Tiger Woods has not tarnished his legacy in a lasting way despite the rush to claim otherwise.

He is the No. 1 golfer in the world, arguably the best there ever has been. This hardly elevates him to the level of saint. This hardly excuses him from the foibles of the human condition. If anything, you could argue it makes him more susceptible.

The combination of wealth and fame can be an intoxicating mix to both those around it and those who live it.

Woods probably can walk into any place in the United States, plus many places across the globe, and leave with whatever he wants. If the want is a nice-looking woman, he can have one at his side in an instant.

That is his power beyond the golf course, and clearly now he has been exercising that power with a high degree of frequency, if we are to believe the tabloids - and they have not been shown to be wrong yet.

It is not the cheating on his wife that is so surprising. It is the incriminating trail he left behind: the voice mails and text messages. It was the irrefutable evidence that prompted Woods to issue his public confession.

This is not the image Woods has peddled to an adoring public. But that is your problem if you believe the image and the hype around it.

Except for his mesmerizing golfing ability, Woods is no different from many people. This should not come as a surprise to anyone. Not now. Not in the high-tech age of cell-phone cameras, when one inadvertent moment can be shown on YouTube in seconds.

None of this is apt to damage Woods long-term. He is the best at what he does, and his dalliances with women do not change that. Being the best is his appeal.

He undoubtedly is taking a public relations hit now, and he erred in letting the story fester for as long as it did before getting his side out.

But this soon will pass, just as it has with previous philanderers.

You might have thought Alex Rodriguez was finished as an A-list star this spring. Here he was coming off a high-profile breakup with his wife, fanned in part by his “friendship” with Madonna, and then an admission that his name was among those who had tested positive for performance-enhancing drug use.

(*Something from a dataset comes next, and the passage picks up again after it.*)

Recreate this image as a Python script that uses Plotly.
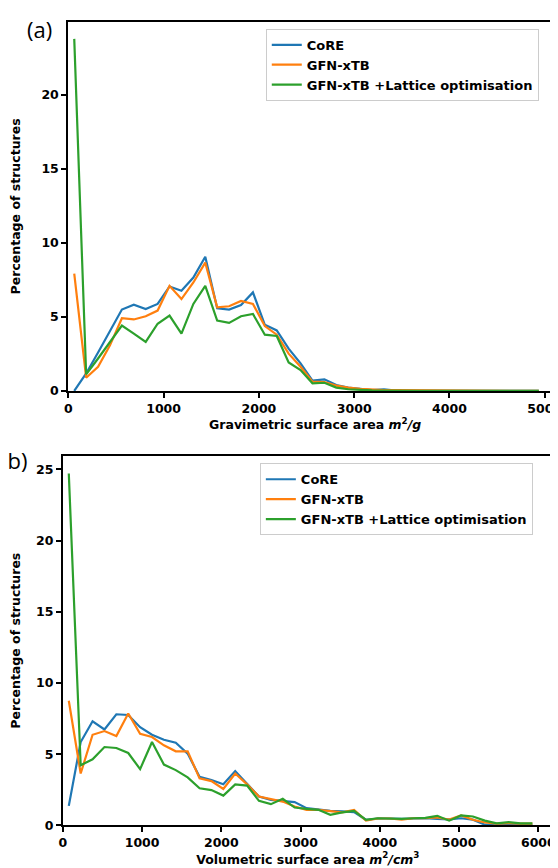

Yet by October, after a stellar season, A-Rod was all the rage in the Bronx, hitting home runs, playing “relaxed,” as if he somehow were relieved not to have to pretend any longer that he was perfect.

Americans love the tale of redemption, and A-Rod basked in it all in the fall, just as Woods can one day, just not now.

This is his nadir.

This is one of the few times most married duffers would say, “I’m glad I am not Tiger Woods.”

He is sharing living space with an angry wife who just might stay angry a long time.

That is tough on the old quality of life. Woods could resort to Kobe Bryant’s zillion-dollar-diamond maneuver, employed after his issue with a woman in Colorado. Or he could rework the prenuptial agreement.

Whatever is before Woods, he is hardly the first mega-star to succumb to his primal urges, and he certainly will not be the last.

Some of America’s fondest sportsmen have been cads, dating to Babe Ruth.

Of course, Ruth’s womanizing was kept out of the sports pages in his time. But the subsequent revelations over the decades have not diminished his mythical stature.

That, too, could be the destiny before Woods if he passes the record 18 major championships of Jack Nicklaus.

Otherwise, this mess made in tabloid heaven is between Woods and his wife.

The story has mushroomed to three other women and counting.

That is a whole lot of making up to do.

Burnishing his golf legacy will be easy compared to the making up.